In plain terms = training large models is GPU-heavy, but actually running AI — inference and agents — puts CPUs back center stage, and that is Intel's home turf.
03

How is the process-node ramp going?

Intel 18A already supports Panther Lake mass production; yield improves roughly 7% per month, ahead of internal targets.
Intel 14A's 0.5 PDK — the design toolkit chip designers use to lay out circuits — has shipped; a 0.9 PDK is planned for external customers in October.
Zinsner outlined the transition: Intel 7 wafer starts rise meaningfully this year; by 2027, Intel 7's share drops as Intel 3 and 18A fill the gap.
This means → 18A is not a roadmap slide — it is a live production line. The notebook 18A ramp is the fastest in at least five years.
04

Who has signed on as foundry customers?

Apple: after more than a year of negotiation, Intel and Apple reached a preliminary deal for Intel to manufacture some Apple chips.
Tesla: Elon Musk said his Terafab chip project plans to use Intel 14A, making Tesla the first major customer for that node.
This reflects a shift from "foundry as narrative" to "foundry with signed customers" — two marquee tech companies backing Intel signals that 18A/14A credibility has cleared the threshold.
05

Why might advanced packaging pay off faster than process nodes?

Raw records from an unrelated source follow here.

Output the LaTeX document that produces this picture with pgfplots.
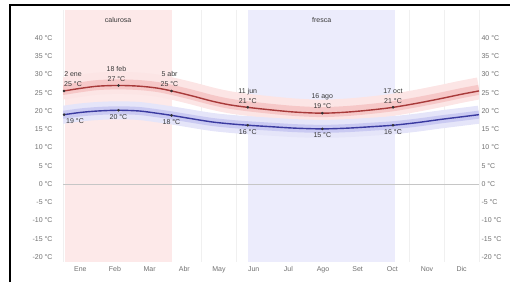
\documentclass[border=0pt]{standalone}
\usepackage{pgfplots}
\pgfplotsset{compat=1.18}
\usepackage{pgfplotstable}
\usepackage{fontspec}
\setmainfont{Liberation Sans}
\definecolor{hotbg}{HTML}{FDE9E9}
\definecolor{coolbg}{HTML}{ECECFC}
\definecolor{hiline}{HTML}{A83A3A}
\definecolor{loline}{HTML}{3A3AA0}
\definecolor{hiband1}{HTML}{FCE5E5}
\definecolor{hiband2}{HTML}{F6C8C8}
\definecolor{loband1}{HTML}{E5E5F9}
\definecolor{loband2}{HTML}{CACAF2}
\definecolor{ticktxt}{HTML}{707070}
\definecolor{anntxt}{HTML}{383838}

\pgfplotstableread{
x    hi   lo
0.00 25.5 19.0
0.03 25.5 19.0
0.50 26.2 19.6
1.00 26.8 20.0
1.60 27.0 20.2
2.20 26.8 20.0
2.70 26.3 19.4
3.13 25.5 18.8
3.70 24.2 17.9
4.30 22.7 17.0
4.80 21.7 16.5
5.33 21.0 16.1
6.00 20.3 15.7
6.70 19.7 15.3
7.48 19.4 15.1
8.20 19.7 15.3
8.90 20.3 15.7
9.52 21.0 16.1
10.20 22.1 16.8
10.90 23.4 17.7
11.50 24.6 18.4
12.00 25.5 19.0
}\temps

\begin{document}
\begin{tikzpicture}[x=1pt,y=1pt]
\useasboundingbox (0,0) rectangle (520,282);
\draw[line width=1.5pt] (10,0) -- (10,277) -- (510,277);
\begin{axis}[
  at={(63pt,20pt)}, anchor=south west, scale only axis,
  width=416pt, height=252pt,
  xmin=0, xmax=12, ymin=-21.37, ymax=47.67,
  axis line style={draw=none},
  major tick length=0pt, minor tick length=0pt,
  xtick={0.5,1.5,2.5,3.5,4.5,5.5,6.5,7.5,8.5,9.5,10.5,11.5},
  xticklabels={Ene,Feb,Mar,Abr,May,Jun,Jul,Ago,Set,Oct,Nov,Dic},
  minor xtick={0,1,2,3,4,5,6,7,8,9,10,11,12},
  xminorgrids, minor grid style={gray!12},
  ytick={-20,-15,-10,-5,0,5,10,15,20,25,30,35,40},
  yticklabels={-20 °C,-15 °C,-10 °C,-5 °C,0 °C,5 °C,10 °C,15 °C,20 °C,25 °C,30 °C,35 °C,40 °C},
  yticklabel pos=left,
  tick label style={font=\fontsize{7}{8}\selectfont, text=ticktxt},
  xticklabel style={yshift=-1pt},
  yticklabel style={xshift=-7pt},
  clip=true,
]
% season backgrounds
\addplot[draw=none, fill=hotbg] coordinates {(0.06,-21.37) (3.14,-21.37) (3.14,47.67) (0.06,47.67)} -- cycle;
\addplot[draw=none, fill=coolbg] coordinates {(5.34,-21.37) (9.58,-21.37) (9.58,47.67) (5.34,47.67)} -- cycle;
% zero line
\addplot[gray!45, line width=0.6pt] coordinates {(0,0) (12,0)};
% bands
\addplot[smooth, line width=22pt, hiband1] table[x=x, y expr=\thisrow{hi}+0.7]{\temps};
\addplot[smooth, line width=10pt, hiband2] table[x=x, y expr=\thisrow{hi}+0.3]{\temps};
\addplot[smooth, line width=18pt, loband1] table[x=x, y=lo]{\temps};
\addplot[smooth, line width=8pt, loband2] table[x=x, y=lo]{\temps};
% lines
\addplot[smooth, line width=1.4pt, hiline] table[x=x, y=hi]{\temps};
\addplot[smooth, line width=1.4pt, loline] table[x=x, y=lo]{\temps};
% markers
\addplot[only marks, mark=*, mark size=1.1pt, black!80] coordinates {(0.03,25.5) (1.6,27.0) (3.13,25.5) (5.33,21.0) (7.48,19.4) (9.52,21.0)};
\addplot[only marks, mark=*, mark size=1.1pt, black!80] coordinates {(0.03,19.0) (1.6,20.2) (3.13,18.8) (5.33,16.1) (7.48,15.1) (9.52,16.1)};
% season labels
\node[font=\fontsize{7}{8}\selectfont, text=anntxt] at (axis cs:1.59,45) {calurosa};
\node[font=\fontsize{7}{8}\selectfont, text=anntxt] at (axis cs:7.46,45) {fresca};
% annotations
\tikzset{ann/.style={font=\fontsize{7}{10}\selectfont, text=anntxt, align=center, inner sep=0pt}}
\node[ann, anchor=south west] at ([yshift=4pt]axis cs:0.03,25.5) {2 ene\\25 °C};
\node[ann, anchor=south] at ([yshift=4pt,xshift=-2pt]axis cs:1.6,27.0) {18 feb\\27 °C};
\node[ann, anchor=south] at ([yshift=4pt,xshift=-2pt]axis cs:3.13,25.5) {5 abr\\25 °C};
\node[ann, anchor=south] at ([yshift=4pt]axis cs:5.33,21.0) {11 jun\\21 °C};
\node[ann, anchor=south] at ([yshift=4pt]axis cs:7.48,19.4) {16 ago\\19 °C};
\node[ann, anchor=south] at ([yshift=4pt]axis cs:9.52,21.0) {17 oct\\21 °C};
\node[ann, anchor=north west] at ([yshift=-4pt,xshift=2pt]axis cs:0.03,19.0) {19 °C};
\node[ann, anchor=north] at ([yshift=-4pt]axis cs:1.6,20.2) {20 °C};
\node[ann, anchor=north] at ([yshift=-4pt]axis cs:3.13,18.8) {18 °C};
\node[ann, anchor=north] at ([yshift=-4pt]axis cs:5.33,16.1) {16 °C};
\node[ann, anchor=north] at ([yshift=-4pt]axis cs:7.48,15.1) {15 °C};
\node[ann, anchor=north] at ([yshift=-4pt]axis cs:9.52,16.1) {16 °C};
\end{axis}
\begin{axis}[
  at={(63pt,20pt)}, anchor=south west, scale only axis,
  width=416pt, height=252pt,
  xmin=0, xmax=12, ymin=-21.37, ymax=47.67,
  axis line style={draw=none},
  major tick length=0pt,
  xtick=\empty,
  ytick={-20,-15,-10,-5,0,5,10,15,20,25,30,35,40},
  yticklabels={-20 °C,-15 °C,-10 °C,-5 °C,0 °C,5 °C,10 °C,15 °C,20 °C,25 °C,30 °C,35 °C,40 °C},
  yticklabel pos=right,
  tick label style={font=\fontsize{7}{8}\selectfont, text=ticktxt},
  yticklabel style={xshift=-1pt},
]
\addplot[draw=none] coordinates {(0,0)};
\end{axis}
\end{tikzpicture}
\end{document}
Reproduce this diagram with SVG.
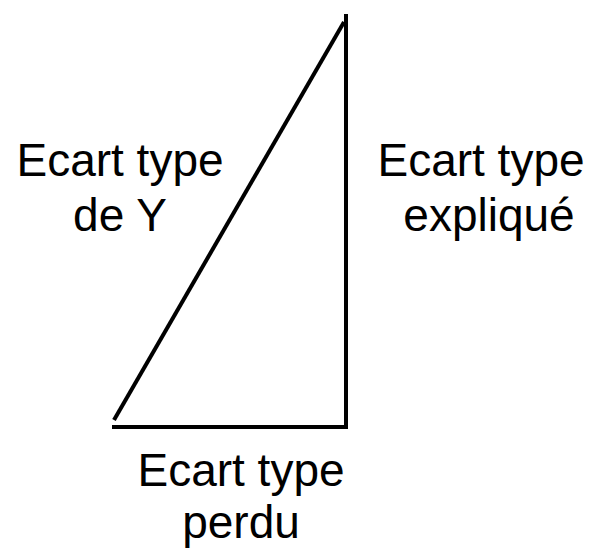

Intel's EMIB — embedded multi-die interconnect bridge, linking multiple chiplets at high bandwidth through an embedded silicon bridge — overlaps directly with TSMC's CoWoS in capability.
Google, Meta, and Amazon are all in talks with Intel on packaging services; SK Hynix is testing HBM integration with Intel EMIB substrates.
CEO Lip-Bu Tan said the CPU-to-GPU ratio is moving fast from 1:8 toward 1:1, potentially reaching 4:1.
In plain terms = advanced process nodes decide whether Intel gets back to the table; advanced packaging decides whether it picks up chips first — packaging has a shorter customer-qualification cycle and a more flexible entry point, so commercial payoff comes sooner.
06

What will it take to validate this narrative?

Near-term core variable: whether 18A production yield can keep improving month over month.
Medium-term milestone: whether Apple and major cloud providers' packaging orders move from talks to signed deals.
Intel targets one trillion transistors in a single package by 2030, spanning EMIB, Foveros, and Foveros Direct platforms.
This means → the options market has priced in optimism, but whether the "core AI infrastructure supplier" story converts to revenue ultimately hinges on two lines — the production ramp and the order book — running in parallel.

Content is for reference only, not financial advice.